Tiki exotica was introduced with Martin Denny's Waikiki nightclub combo cum jungle noises cover of Baxter's Quiet Village. Tiki rode a wave of popularity in the late 1950s and early 1960s marked by the entrance of Hawaii as the 50th state in 1959 and the introduction of Tiki hut bars and restaurants around the continental United States.

Tiki exotica has enjoyed a resurgence in popularity, and Tiki mugs and torches that once collected dust in thrift stores are now hot items, largely because of their camp value.

mulling over ideas


Back from the House of Health. Car in the shop. Snowtires, balancing, registration, oil change. All done by noon, they promise. Tikis on the drawing board. Overhead doors ordered. Need to provision for our trip. And the poochita considerations need to happen. She is covered for December...she will be bunking with her pals, the australian cattledogs and their person. All is good there. They are promising us around an inch of snow today. There were cars with ice on their windshields this morning.

Spent the better part of yesterday gritting out the slide show for the stoonts at SU. Its coming along nicely...and its in a place I can fully begin to understand the beginning, middle, end with conclusions. Phew. It takes a ton of time to save down illustrations to bitmaps and then sock them into the powerpoint format. Erich is going to gather a bunch of office stuff...but the interesting parts are when illustration happened. Looks real sparkly. Good to do. Powerpoint is a stiff and not too fun program though.

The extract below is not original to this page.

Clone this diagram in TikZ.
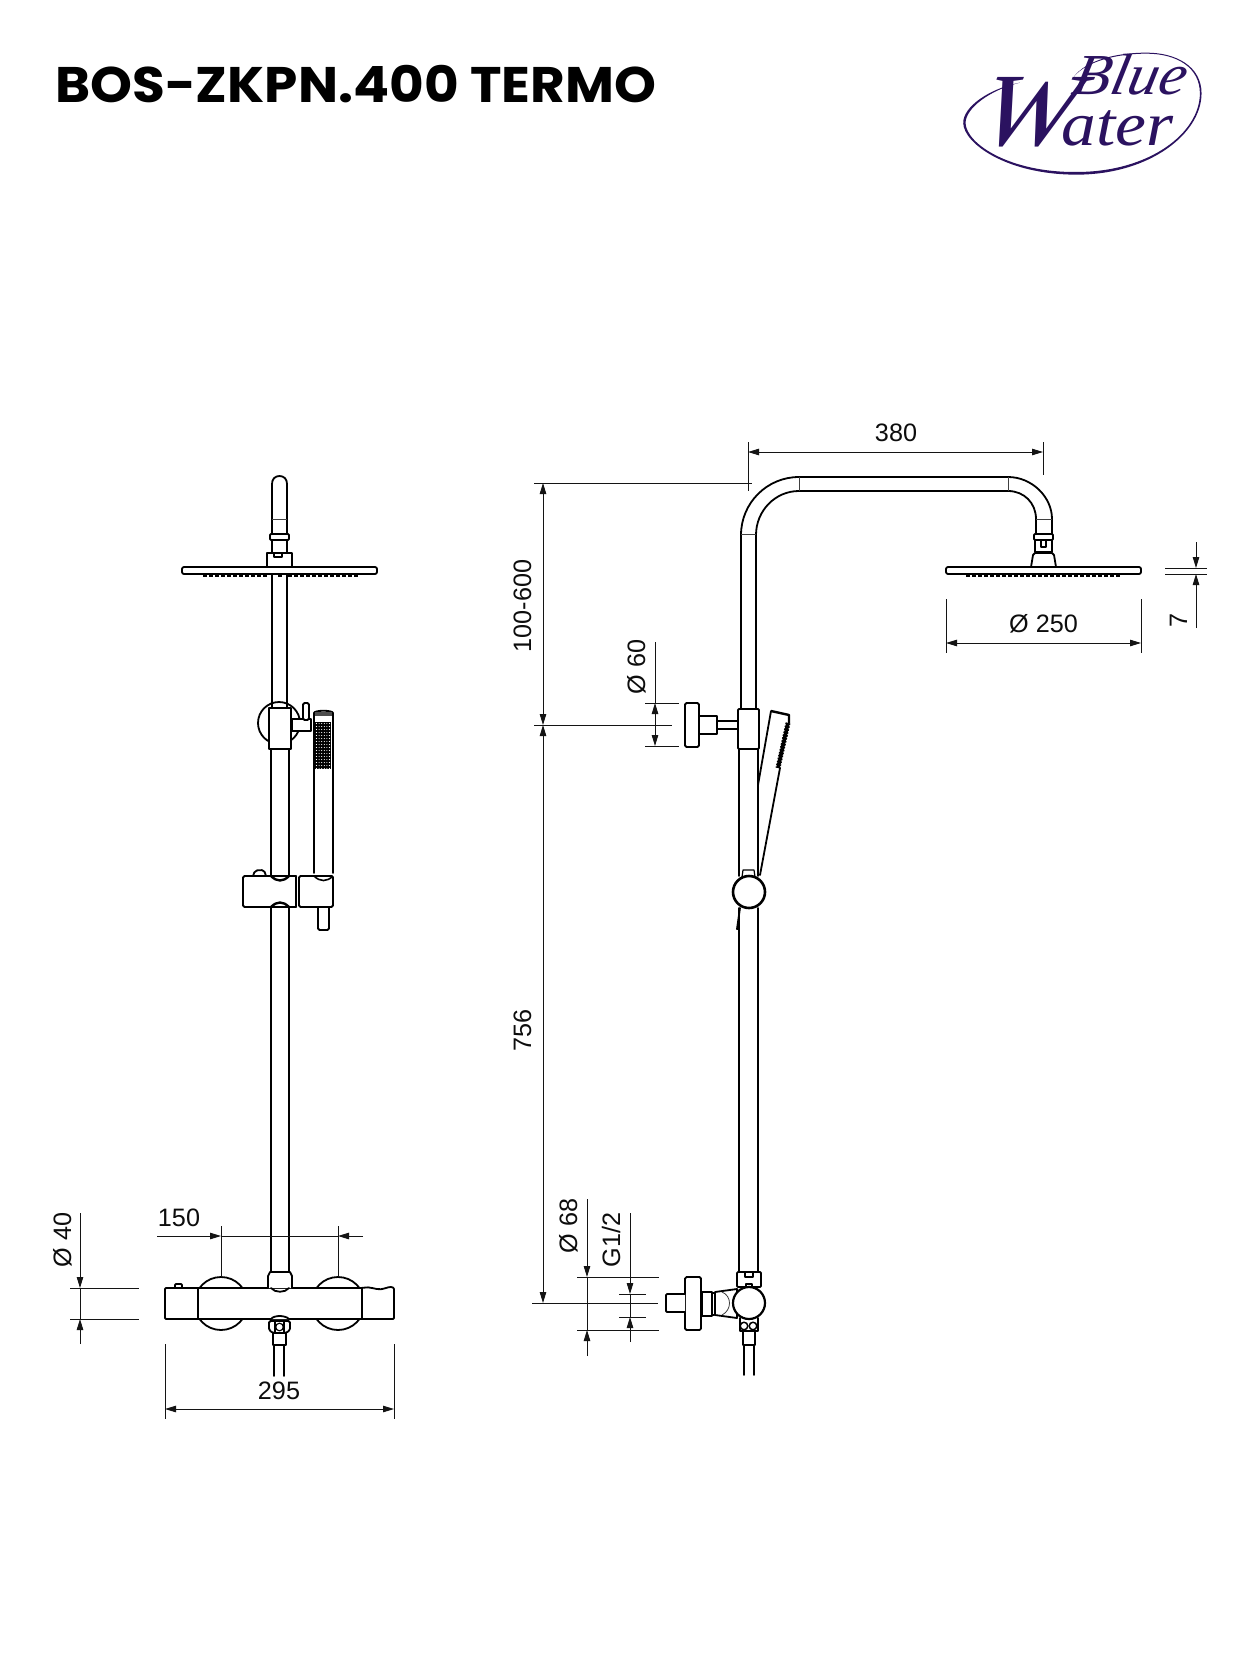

If I were running the world, I would have each grad. student (in an illustration or design program) show a half an hour of whatever interests them...to the other students as a way of introducing themselves, and making them get a grip with this presentation thing. Now that I have spent the time, I can see a series of presentations that could stem off of this presentation that tells a story further. Its a good exercise. I assume everyone is a bit untried with this sort of thing...and you know, as soon as the degree happens, things happen and you need these tools and skills. Time consuming...but good.

Working on some tikis. Only have to get him done by the end of the month. I am making them way over complicated. I did, however, discover some fab tiki related sites:

> Tiki related hats>> "Fez O Rama"
> London Luau: June 6-8, 2008
> London Laua art
>Hukilau>>
> Lots of excitement around Tiki Oasis:
(lookee there....Shag.org is a sponsor as well as Trader Vic, The Tiki Lounge and a bunch of liquor brands...)
check out their links page...interesting Vendors...makes you think.

More later>>

what to do


Man. Busy times! I need to get on the Syracuse talk. I was lackadaisical about the talk until yesterday when I decided I would talk about what gets me out of bed in the morning versus "this is what I do". Yes, I will prove that I am a graphic designer and show a range of stuff. Then, I will talk about boredom and the random decision to go to Syracuse for illustration.I will show the SU illustration segue-ing from one group of birds to dogs to .... Then I will get into the world of death. Why not? As a few of my friends and clients have pushed me when asked what I should talk about...they always circled back on how I like to take things and make them into something else...and MM does that, focuses my work, will evolve into all sorts of things (maybe including tikis) and the illustration and design will take on a life and audience of it's own. Cool. Right? From someone's mom... All R suggests is platinum hair and a few tattoos and I would be in there swinging(and he is partially serious). However, with some Ray Orbison glasses and Laurie Anderson hair...that might be a closer option. I am thinking Ray Orbison even more than the hair. So, I need to rejigger the slides I have and add...along with sources of inspiration as well (yippee!).

Need to get the holiday party invites in the mail. Done from a design, printing and cutting standpoint. Ditto on presents. Need to get the client to please finalize their holiday card as no one wants a card after Jan1.

Working on Tikis for 2300 degrees at CMOG (note:all the cards on this link were designed by yours truly) for January. It is really fun, and this ink technique is looking way good. R. got an effusive voicemail from an artist who saw my work at the 171 Cedar Street Holiday "Cafe" Sale. I want to meet him and his wife as they are engaged in the world of Tiki and attend the shows in San Diego and London. If my work is suited for that, the concept of making a big body of work on the topic and going to these shows is very appealing. First, I need to understand what it really is...is it a state of mind? is it a particularly American state of mind? who are the kings of tiki? Beyond Trader Vics and my ultimate favorite Tiki reference, the Tiki Room at Disneyland--where is the center of this universe? What is the imagery? Where does Spollen fit in? He has hotrods in with the tikis and topless babes? Where does Shag fit in? More to learn. Can I fit the tikis in with the Imps of Death? Maybe?